The outputs from the first and second shift registers 24 and 26 are fed to respective inputs of a first data selector 27, which is a conventional electronic switch, having its control input connected to the output of a free running oscillator 28, which operates at a repetition rate of about two Hz cycles per second. As a result of this arrangement, the first data selector 27 produces, alternatingly at its output terminal, signals representing the present condition of all the switches 11, 12 in the masterboard 10 and signals representing the condition of all switches 11, 12 in the masterboard 10 immediately prior to a change in condition of the last toggle switch 12 or last ball-activated switch 11 activated by the operator.

The output from the first data selector 27 could be fed directly to the modulator 21, unless additional functions are desired. As illustrated, the output from the first data selector 27 is fed to a first input terminal of a second data selector 30 which has its second data input terminal connected to the outputs from the first and second shift registers 24 and 26, via an exclusive OR circuit 31. The second data selector 30, which may be a conventional semiconductor switch, has its control input terminal connected to ground, via a manually operated switch 32. The switch 32, which may be manipulated by the operator, when grounded causes the second data selector 30 to pass the output from the exclusive OR circuit 31, rather than the output from the first data selector 27 to a flip-flop 33 having Q and Q outputs. When the switch 32 is closed during the course of a game, the only data which appears as a ONE signal is that bit representing the last switch 11 energized, which is the last number called. As will be explained in more detail below, this allows an operator to clear all flashboards of lighted number representation except the last number called, a distinct advantage while a winner's card is checked so as to avoid the possibility of false winners by using a shill.

The Q and Q outputs from the flip-flop 33 are fed to a third data selector 34 which has its control input terminal connected to ground via a manually operated switch 35, which like the switch 32, can be operated by the operator and be a conventional semiconductor switch, effects a choice of data to be fed to the DATA input terminal of the pulse width modulator 21. When the switch 35 is open the ONE's being fed to the DATA input of the modulator 21 represent the respective switches 11, 12 in the masterboard 10 which are closed. When the switch 35 is closed, the ONE's being fed to the modulator 21 represent the respective switches 11, 12 in the masterboard 10 which are open. As a result, the numerals on the flashboard or the flashboards at the receiver or receivers can be, at the choice of the operator, set to all be initially illuminated, becoming individually dark upon activation of the respective ball-activated switches 11 in the masterboard 10 or set to all be initially dark, becoming individually illuminated upon activation of these respective ball-activated switches 11.

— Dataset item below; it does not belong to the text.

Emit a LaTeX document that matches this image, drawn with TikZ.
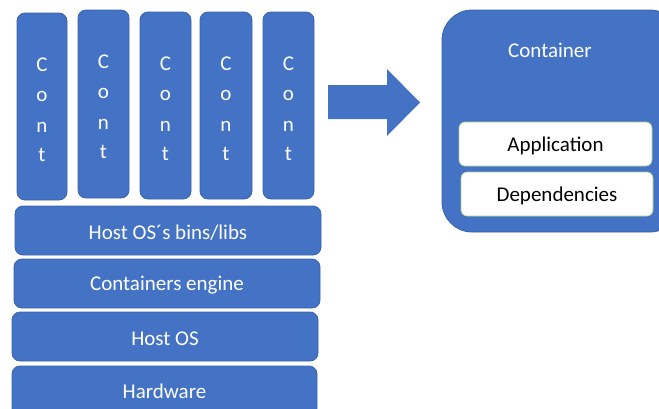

If desired, the shift data output signal from the data comparator 25 may be fed to a timer 36 which may be a simple, conventional delay circuit which produces an output signal, for example, after a five second delay, which energizes a signal device 37, which may be either a visual signal device or a tone signal device. The signal device 37 is positioned so that an operator can observe or hear the signal it produces before he places another ball in one of the apertures in the masterboard 10. The operator uses the signal from the signal device 37 for determining his cadence so that he neither "calls" the bingo game too fast or to slow.

It is often desired to count the number of numbers "called" in a bingo game because, in some cases, the prize is particularly determined on the number of numbers required to win a particular game. If desired, the number of numbers "called" can be accummulated in an up-down counter 38 which has its DATA input terminal connected to the data output from the converter 13 and its RESET input connected to the output from the AND circuit 19.

A conventional, visual, digital display 40 is coupled to the output of the counter 38 so that the operator can determine at a glance the number of balls already drawn from the blower device.

As pointed out above, the toggle switches 12 provide part of the data input to the converter 13. Consequently, the up-down counter 38 should be preloaded so that no bits which represent other than signals produced by the ball-activated switches 11 and the toggle switches reach the counter 38. The counter 38 could be preloaded to 53 bits or, if unused inputs are tied to ground, to a negative one to cancel the "BINGO" bit and, in the case other bits are used to send special text, to whatever the appropriate number. While the counter 38 and display 40 can be readily incorporated in the transmitter of FIG. 1, these components are not part of the invention.

Each receiver used in the system of the present invention can be constructed as illustrated in FIG. 3.

As illustrated, the output from the transmitter (FIG. 2) is fed, via the line 22, to the receiver. The exemplary receiver, as shown in FIG. 3, includes an optical coupler 41 having its input terminal connected to the line 22. The isolator or optical coupler 41 is provided to isolate the receiver electrically from the transmitter and the line 22. It is to be understood that in many instances, an optical coupler or other isolator need not be used, for example, none would be required if the transmitter and receiver are positioned relatively close to one another and no significant ground potential differences existed between the transmitter and receiver sides.

The output from the optical coupler 41, which is in the form of a train of pulses composed of pulses of two distinct widths, is fed to a pulse discriminator 42 to a monostable multivibrator 43 and to a single-shot multivibrator 44.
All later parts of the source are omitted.